In 1878, in connection with his daughter, Mrs. Lillie E. Seelye, he began the publication of a series of biographies of American Indians for young people. It includes "Tecumseh and the Shawnee Prophet" (New York, 1878); "Pocahontas and Powhatan" (1879); "Brant and Red Jacket" (1879); and " Montezuma and the Conquest of Mexico " (1880). He has finished a novel, not yet published, and has in preparation (1887) a "History of Life in the United States," chapters of which have appeared in the "Century.
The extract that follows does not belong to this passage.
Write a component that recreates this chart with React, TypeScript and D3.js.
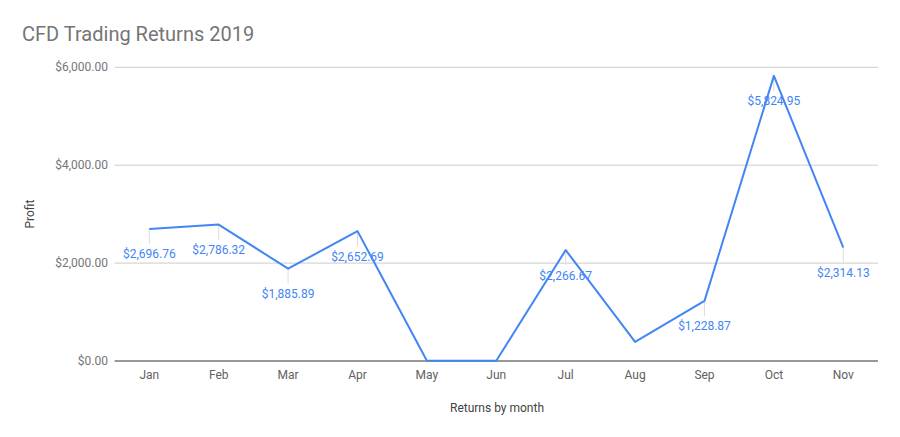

"His brother, George Eggleston, born in Vevay, Indiana, 26 November 1839, was educared at Indiana Asbury University and Richmond College, Virginia. Subsequently he studied law and began its practice in Virginia. After serving throughout the civil war as a private and subaltern in the Confederate army, he settled in the west, where he had charge of the correspondence of a large business house. In 1870 he became a reporter on the Brooklyn "Union," and soon afterward one of the editorial staff, where he remained till July 1871, when he became managing editor of "Hearth and Home," and subsequently succeeded his brother as editor-in-chief. In 1874 he became editor of the "American Homes," and in 1875 literary editor of the New York "Evening Post," which appointment he held until 1881. During the three following years he was occupied in editing books and other literary work. He became literary editor of the "Commercial Advertiser" in March 1884, and editor-in-chief in January 1886. His contributions to magazines have been numerous, and he has published "How to Educate Yourself" (1872); "A Man of Honor" (1873); " A Rebel's Recollections" (Boston, 1874); " How to Make a Living" (New York, 1875); " The Big Brother" (1875); "Captain Sam" (1876); "The Signal Boys" (1877); " Red Eagle and the War with the Creek Indians" (1878); "The Wreck of the Redbird" (1882); " Haydn's Dictionary of Dates" (American edition, 1883); and "Strange Stories from History" (1885).